For sightseeing, front-load the outdoor icons to before 9am: Senso-ji, Meiji Shrine, and the gardens all open early and are at their best then anyway. The free things to do collection includes plenty of air conditioned options, including the city’s best free observation decks, for the heat of the afternoon.
Is summer the right season for your trip?
If your dates are flexible and your priority is comfortable walking weather, autumn beats summer. But if you want Tokyo at its most festive, summer is unmatched: no other season gives you matsuri, hanabi, and beer gardens in the same week. Pack light clothes, book accommodation with good air conditioning (business hotels are reliable for this), and plan your days early-late rather than wall-to-wall. The interactive Tokyo travel map tags every place with the best time to visit, which in summer matters more than in any other season.
Frequently Asked Questions
Is Tokyo too hot to visit in summer?
It is hot, 33-36°C with high humidity in July and August, but the city is built for it: air conditioning everywhere, cooling products in every convenience store, and a daily rhythm that moves life indoors at midday. If you structure days around early mornings and evenings, summer is completely doable, and festival season is a genuine reward for it.

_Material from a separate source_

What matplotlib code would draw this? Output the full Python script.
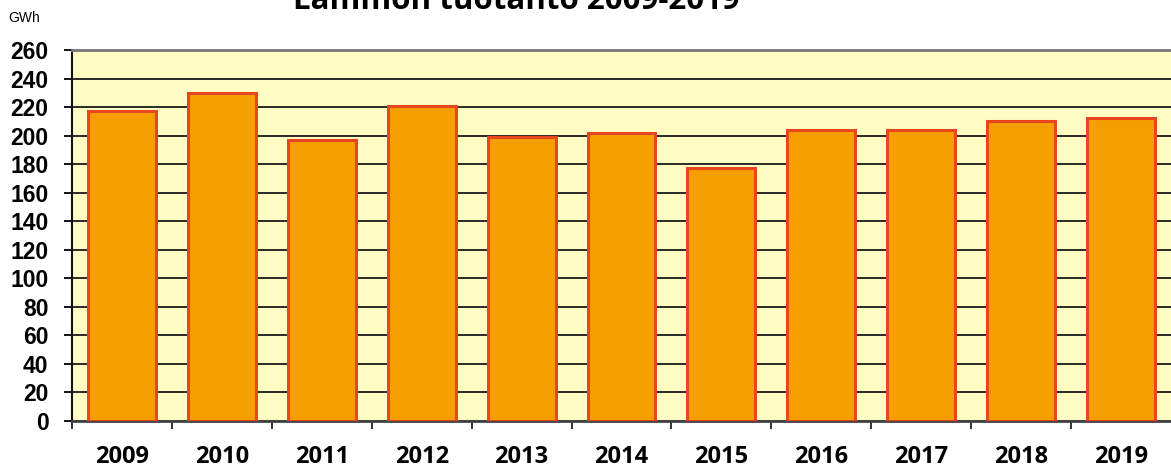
import numpy as np
import matplotlib.pyplot as plt

# heat production per year (GWh)
years = ['2009', '2010', '2011', '2012', '2013', '2014', '2015', '2016', '2017', '2018', '2019']
values = [217, 230, 197, 221, 199, 202, 177, 204, 204, 210, 212]
y_ticks = list(range(0, 261, 20))

fig = plt.figure(figsize=(11.71, 4.73), dpi=100)
ax = fig.add_axes([72/1171, 52/473, 1 - 72/1171, 371/473])
ax.set_facecolor('#FFFDC4')

x = np.arange(len(years))
ax.bar(x, values, width=0.68, color='#F59E00', edgecolor='#E8461E', linewidth=2.2, zorder=3)

ax.set_xlim(-0.5, len(years) - 0.5)
ax.set_ylim(0, 260)

# horizontal grid lines every 20
ax.set_yticks(y_ticks)
ax.set_yticklabels([str(v) for v in y_ticks], fontfamily='Liberation Sans', fontweight='bold', fontsize=16.5)
ax.yaxis.grid(True, color='#1a1a1a', linewidth=1.3, zorder=1)
ax.tick_params(axis='y', length=6, width=1.3, pad=11, direction='out')

# year labels at centres, tick marks at category boundaries
ax.set_xticks(x)
ax.set_xticklabels(years, fontfamily='Open Sans', fontweight='bold', fontsize=17)
ax.tick_params(axis='x', which='major', length=0, pad=17)
ax.set_xticks(np.arange(-0.5, len(years) - 0.5, 1), minor=True)
ax.tick_params(axis='x', which='minor', length=6, width=1.3, direction='out', color='#222222')

ax.set_axisbelow(True)
ax.spines['right'].set_visible(False)
ax.spines['top'].set_color('#777777')
ax.spines['top'].set_linewidth(2)
ax.spines['left'].set_color('#111111')
ax.spines['left'].set_linewidth(1.5)
ax.spines['bottom'].set_color('#444444')
ax.spines['bottom'].set_linewidth(2)

fig.text(8/1171, 1 - 22/473, 'GWh', fontfamily='Liberation Sans', fontsize=10, va='baseline', ha='left')
# title is cut off at the top edge in the reference
fig.text(516/1171, 1 - 9/473, 'Lämmön tuotanto 2009-2019', fontfamily='Open Sans', fontweight='bold',
         fontsize=22.5, ha='center', va='baseline')

fig.savefig('out.png', dpi=100)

When are the Tokyo fireworks festivals?
The headline event, the Sumida River Fireworks Festival, is usually the last Saturday of July, with other major displays across the metro area through late July and August. Dates shift year to year, so search the official dates for your travel window once you book.
What should you pack for Tokyo in summer?
Light, breathable clothing, a small towel for sweat (a local habit), sunscreen, and shoes you can walk in. A folding umbrella covers both the June-July rainy season and sun shade. Leave room in the bag: summer is also festival yukata and depachika season, and you will want the souvenirs.